(Plotting code records)
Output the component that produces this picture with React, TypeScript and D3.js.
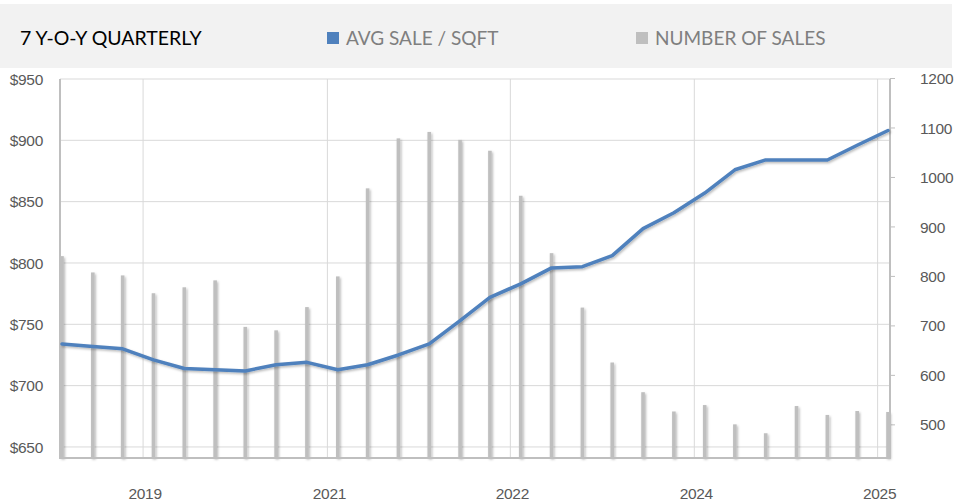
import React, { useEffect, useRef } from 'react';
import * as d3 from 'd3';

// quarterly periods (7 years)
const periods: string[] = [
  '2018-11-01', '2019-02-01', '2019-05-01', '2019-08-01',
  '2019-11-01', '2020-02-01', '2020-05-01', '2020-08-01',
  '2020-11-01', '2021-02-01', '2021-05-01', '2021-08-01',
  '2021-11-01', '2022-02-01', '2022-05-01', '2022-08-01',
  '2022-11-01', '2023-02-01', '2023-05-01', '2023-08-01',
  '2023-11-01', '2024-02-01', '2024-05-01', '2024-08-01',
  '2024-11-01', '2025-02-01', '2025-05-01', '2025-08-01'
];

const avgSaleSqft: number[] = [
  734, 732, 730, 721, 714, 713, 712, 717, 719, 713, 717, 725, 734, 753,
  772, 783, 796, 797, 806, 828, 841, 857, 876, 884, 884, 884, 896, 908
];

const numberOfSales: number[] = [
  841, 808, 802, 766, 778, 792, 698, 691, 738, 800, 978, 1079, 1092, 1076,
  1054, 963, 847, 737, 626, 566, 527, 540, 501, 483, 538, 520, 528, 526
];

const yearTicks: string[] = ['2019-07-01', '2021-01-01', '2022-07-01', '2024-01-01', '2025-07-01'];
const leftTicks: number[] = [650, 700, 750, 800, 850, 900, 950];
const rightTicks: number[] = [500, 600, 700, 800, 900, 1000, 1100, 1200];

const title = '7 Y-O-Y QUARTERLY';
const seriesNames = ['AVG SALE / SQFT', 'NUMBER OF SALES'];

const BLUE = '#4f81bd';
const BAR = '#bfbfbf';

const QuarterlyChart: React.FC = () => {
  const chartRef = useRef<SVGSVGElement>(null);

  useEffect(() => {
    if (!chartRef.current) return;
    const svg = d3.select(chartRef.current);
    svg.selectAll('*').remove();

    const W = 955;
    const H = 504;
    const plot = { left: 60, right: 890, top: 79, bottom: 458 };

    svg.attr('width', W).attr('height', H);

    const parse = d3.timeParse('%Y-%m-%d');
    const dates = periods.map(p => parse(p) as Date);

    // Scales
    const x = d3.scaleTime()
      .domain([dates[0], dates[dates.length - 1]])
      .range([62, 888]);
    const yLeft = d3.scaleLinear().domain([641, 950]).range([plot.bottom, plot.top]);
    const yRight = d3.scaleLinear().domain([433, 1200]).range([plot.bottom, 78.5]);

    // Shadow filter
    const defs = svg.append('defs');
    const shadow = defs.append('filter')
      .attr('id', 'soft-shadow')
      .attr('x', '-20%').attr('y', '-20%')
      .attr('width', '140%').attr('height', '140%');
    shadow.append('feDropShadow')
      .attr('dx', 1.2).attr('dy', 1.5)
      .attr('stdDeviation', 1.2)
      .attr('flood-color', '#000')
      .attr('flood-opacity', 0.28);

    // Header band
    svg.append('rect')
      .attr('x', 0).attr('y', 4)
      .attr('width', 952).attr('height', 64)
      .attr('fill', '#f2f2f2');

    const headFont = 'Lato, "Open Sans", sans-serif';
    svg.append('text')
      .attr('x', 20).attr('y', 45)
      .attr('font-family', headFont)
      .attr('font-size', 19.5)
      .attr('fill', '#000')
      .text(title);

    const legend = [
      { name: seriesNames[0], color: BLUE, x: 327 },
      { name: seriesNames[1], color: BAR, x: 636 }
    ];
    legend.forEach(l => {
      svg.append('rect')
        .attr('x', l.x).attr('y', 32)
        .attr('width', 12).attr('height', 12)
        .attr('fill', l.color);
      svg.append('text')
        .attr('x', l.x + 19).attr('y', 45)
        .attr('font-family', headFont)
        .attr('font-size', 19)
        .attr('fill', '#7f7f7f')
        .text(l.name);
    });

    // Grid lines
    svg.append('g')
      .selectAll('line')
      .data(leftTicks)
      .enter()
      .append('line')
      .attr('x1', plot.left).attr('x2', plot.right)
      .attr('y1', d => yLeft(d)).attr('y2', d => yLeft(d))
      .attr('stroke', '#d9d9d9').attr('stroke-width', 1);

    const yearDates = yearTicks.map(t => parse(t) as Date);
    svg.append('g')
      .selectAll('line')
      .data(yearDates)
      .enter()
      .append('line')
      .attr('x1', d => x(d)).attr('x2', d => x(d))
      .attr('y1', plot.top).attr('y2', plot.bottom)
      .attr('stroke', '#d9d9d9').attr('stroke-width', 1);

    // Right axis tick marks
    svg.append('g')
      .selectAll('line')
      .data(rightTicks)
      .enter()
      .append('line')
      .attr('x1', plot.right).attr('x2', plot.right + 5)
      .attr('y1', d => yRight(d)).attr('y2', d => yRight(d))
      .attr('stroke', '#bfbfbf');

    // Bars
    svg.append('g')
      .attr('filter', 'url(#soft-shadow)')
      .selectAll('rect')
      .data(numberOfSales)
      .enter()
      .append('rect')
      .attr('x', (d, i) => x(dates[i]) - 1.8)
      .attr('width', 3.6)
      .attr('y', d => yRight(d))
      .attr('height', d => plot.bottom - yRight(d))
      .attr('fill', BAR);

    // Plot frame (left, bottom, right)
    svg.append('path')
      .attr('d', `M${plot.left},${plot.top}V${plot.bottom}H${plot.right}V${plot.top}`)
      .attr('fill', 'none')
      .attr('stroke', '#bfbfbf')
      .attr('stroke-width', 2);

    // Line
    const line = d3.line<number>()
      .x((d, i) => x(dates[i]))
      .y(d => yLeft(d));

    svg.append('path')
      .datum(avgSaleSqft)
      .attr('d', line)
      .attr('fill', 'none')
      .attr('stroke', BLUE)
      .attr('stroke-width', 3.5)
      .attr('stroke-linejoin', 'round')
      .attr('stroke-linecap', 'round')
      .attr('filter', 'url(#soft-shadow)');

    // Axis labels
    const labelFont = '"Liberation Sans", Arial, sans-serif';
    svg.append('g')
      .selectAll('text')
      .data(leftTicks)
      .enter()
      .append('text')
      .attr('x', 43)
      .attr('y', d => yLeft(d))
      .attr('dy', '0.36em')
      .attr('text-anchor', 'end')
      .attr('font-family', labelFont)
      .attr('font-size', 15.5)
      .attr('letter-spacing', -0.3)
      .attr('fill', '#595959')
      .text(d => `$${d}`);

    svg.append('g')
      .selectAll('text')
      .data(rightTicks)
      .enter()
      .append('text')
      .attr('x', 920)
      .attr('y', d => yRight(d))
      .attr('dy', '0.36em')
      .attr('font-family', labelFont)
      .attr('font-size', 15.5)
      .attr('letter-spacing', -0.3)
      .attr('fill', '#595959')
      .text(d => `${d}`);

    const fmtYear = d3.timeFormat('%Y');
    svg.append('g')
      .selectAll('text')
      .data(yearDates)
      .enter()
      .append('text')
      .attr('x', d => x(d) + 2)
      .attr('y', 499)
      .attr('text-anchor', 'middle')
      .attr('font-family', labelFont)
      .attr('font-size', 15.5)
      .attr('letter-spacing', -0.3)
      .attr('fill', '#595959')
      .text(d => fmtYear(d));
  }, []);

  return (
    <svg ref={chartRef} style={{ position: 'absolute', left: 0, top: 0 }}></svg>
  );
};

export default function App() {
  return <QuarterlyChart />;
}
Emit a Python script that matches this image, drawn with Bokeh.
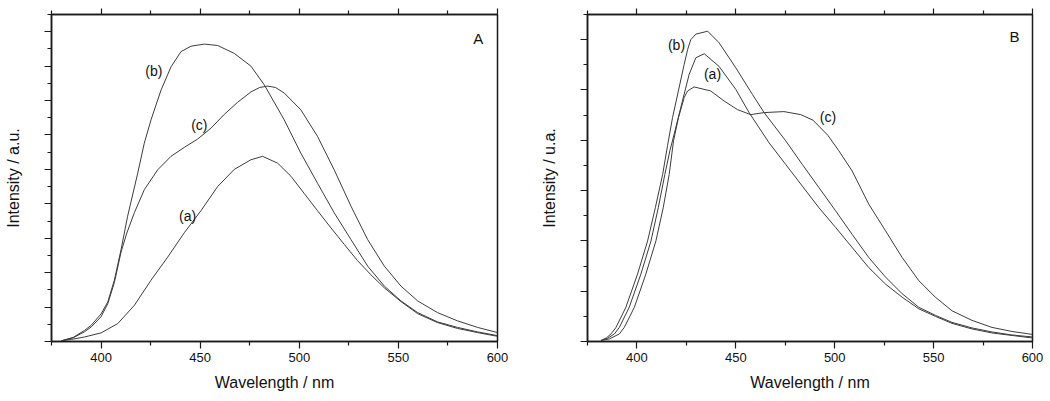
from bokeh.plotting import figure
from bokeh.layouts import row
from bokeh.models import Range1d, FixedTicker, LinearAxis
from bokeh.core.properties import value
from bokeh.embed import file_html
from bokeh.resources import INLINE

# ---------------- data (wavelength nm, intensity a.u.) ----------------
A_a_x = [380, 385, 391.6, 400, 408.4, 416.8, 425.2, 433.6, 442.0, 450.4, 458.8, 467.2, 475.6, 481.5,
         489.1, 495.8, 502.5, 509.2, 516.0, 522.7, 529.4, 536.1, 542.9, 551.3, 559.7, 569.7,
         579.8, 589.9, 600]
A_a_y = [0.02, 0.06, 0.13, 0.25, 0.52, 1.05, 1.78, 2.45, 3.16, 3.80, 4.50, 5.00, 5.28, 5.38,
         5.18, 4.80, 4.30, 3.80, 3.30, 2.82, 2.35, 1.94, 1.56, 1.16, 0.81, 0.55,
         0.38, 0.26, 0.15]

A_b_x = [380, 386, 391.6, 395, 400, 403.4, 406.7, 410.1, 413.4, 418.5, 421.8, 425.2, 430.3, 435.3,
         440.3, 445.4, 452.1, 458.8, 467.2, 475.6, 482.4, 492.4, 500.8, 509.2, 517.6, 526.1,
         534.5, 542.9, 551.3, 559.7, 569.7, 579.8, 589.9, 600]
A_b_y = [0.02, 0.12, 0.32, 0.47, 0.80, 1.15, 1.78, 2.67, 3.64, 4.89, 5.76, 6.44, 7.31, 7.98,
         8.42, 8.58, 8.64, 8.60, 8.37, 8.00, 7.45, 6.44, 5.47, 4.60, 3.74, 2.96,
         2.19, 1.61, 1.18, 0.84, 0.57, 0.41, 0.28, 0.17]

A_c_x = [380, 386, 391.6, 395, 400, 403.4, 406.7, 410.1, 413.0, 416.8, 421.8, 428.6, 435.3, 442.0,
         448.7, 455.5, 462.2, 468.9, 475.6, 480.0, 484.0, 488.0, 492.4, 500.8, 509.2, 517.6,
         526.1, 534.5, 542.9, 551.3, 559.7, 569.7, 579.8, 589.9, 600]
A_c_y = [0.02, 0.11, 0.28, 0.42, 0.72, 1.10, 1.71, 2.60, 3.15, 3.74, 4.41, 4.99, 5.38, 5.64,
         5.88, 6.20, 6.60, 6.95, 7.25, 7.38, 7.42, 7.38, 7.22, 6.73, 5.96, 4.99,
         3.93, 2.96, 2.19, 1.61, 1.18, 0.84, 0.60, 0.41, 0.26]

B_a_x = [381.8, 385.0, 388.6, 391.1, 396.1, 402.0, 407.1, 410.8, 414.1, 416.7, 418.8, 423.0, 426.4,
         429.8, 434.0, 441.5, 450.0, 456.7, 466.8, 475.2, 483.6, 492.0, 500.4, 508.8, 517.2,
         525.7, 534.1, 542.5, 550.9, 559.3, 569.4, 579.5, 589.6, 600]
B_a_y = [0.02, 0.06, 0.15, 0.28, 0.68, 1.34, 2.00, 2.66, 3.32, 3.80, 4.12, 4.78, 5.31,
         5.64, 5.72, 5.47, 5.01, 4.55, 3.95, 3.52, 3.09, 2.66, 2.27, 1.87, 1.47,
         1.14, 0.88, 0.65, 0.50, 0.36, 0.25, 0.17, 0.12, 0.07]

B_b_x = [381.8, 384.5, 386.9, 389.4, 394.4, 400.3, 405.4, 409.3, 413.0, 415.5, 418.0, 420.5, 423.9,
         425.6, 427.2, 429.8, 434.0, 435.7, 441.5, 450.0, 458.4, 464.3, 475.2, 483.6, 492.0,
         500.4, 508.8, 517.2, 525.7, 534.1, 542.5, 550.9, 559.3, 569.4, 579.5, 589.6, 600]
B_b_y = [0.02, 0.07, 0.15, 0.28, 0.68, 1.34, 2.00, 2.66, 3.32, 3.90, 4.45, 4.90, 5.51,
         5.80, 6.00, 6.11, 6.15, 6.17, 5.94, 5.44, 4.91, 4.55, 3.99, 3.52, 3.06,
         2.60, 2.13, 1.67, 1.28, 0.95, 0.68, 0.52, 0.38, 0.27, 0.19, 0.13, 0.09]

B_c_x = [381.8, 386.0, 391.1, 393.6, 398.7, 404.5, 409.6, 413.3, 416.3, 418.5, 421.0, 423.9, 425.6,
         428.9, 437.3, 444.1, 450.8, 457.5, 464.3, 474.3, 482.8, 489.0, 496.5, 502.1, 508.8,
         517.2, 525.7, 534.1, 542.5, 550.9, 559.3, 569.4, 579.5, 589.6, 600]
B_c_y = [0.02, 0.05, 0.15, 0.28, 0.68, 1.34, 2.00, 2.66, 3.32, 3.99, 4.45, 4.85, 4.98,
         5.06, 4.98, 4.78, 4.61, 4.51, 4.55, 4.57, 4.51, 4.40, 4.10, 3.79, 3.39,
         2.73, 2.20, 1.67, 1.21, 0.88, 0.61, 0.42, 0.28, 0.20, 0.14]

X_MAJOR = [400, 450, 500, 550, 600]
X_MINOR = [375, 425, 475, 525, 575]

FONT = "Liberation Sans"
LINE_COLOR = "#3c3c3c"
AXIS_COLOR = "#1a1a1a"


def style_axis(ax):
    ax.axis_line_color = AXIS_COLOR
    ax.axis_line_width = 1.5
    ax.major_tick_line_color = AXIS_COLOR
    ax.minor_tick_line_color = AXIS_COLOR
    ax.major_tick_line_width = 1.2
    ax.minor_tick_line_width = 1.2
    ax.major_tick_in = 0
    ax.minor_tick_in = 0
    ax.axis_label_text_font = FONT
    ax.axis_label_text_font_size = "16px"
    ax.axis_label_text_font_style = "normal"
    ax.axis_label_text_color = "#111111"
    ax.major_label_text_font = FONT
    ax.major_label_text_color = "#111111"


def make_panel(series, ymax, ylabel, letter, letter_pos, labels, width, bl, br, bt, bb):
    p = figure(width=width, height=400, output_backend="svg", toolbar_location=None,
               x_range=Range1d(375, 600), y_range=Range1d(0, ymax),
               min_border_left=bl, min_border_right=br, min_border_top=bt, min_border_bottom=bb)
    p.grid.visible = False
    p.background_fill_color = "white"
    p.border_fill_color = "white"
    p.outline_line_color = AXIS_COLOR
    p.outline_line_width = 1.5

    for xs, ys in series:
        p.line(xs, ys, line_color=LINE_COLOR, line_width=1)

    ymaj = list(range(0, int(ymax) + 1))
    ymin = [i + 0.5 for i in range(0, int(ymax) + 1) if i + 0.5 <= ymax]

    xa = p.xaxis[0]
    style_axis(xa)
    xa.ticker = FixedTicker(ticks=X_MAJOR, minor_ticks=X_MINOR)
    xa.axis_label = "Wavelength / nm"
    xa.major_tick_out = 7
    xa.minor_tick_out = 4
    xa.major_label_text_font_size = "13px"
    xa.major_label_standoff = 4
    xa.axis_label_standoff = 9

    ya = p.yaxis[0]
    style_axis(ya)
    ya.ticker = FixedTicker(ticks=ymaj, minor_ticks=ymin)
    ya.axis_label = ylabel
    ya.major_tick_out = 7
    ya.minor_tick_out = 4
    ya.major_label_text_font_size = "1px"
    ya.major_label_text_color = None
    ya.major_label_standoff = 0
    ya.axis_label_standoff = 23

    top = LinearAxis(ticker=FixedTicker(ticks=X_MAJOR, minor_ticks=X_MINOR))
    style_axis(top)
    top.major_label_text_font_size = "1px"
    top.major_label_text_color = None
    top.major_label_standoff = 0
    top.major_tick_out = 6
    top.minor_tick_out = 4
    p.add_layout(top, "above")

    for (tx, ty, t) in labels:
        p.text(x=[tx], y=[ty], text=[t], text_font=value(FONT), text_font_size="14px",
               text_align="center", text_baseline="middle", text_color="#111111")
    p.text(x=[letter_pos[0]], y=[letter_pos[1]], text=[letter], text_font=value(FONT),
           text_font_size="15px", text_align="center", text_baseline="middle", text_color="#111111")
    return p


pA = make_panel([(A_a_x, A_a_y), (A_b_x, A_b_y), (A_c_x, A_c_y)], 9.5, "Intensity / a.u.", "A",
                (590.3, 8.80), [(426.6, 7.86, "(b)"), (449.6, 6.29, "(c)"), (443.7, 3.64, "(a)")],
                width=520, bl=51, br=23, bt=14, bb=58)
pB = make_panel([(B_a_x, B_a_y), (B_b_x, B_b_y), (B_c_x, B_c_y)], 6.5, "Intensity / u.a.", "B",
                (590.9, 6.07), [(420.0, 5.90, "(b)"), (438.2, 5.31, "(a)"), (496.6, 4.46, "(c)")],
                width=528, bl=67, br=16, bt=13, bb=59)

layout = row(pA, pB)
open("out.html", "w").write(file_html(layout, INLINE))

• [Work instructions]:
Copy exactly the material above from the line with "Emit a Python" to the line with "from bokeh.resources import INLINE", ends included, and nothing else. Leave out any picture.

• [Exercise answer]:
Emit a Python script that matches this image, drawn with Bokeh.
from bokeh.plotting import figure
from bokeh.layouts import row
from bokeh.models import Range1d, FixedTicker, LinearAxis
from bokeh.core.properties import value
from bokeh.embed import file_html
from bokeh.resources import INLINE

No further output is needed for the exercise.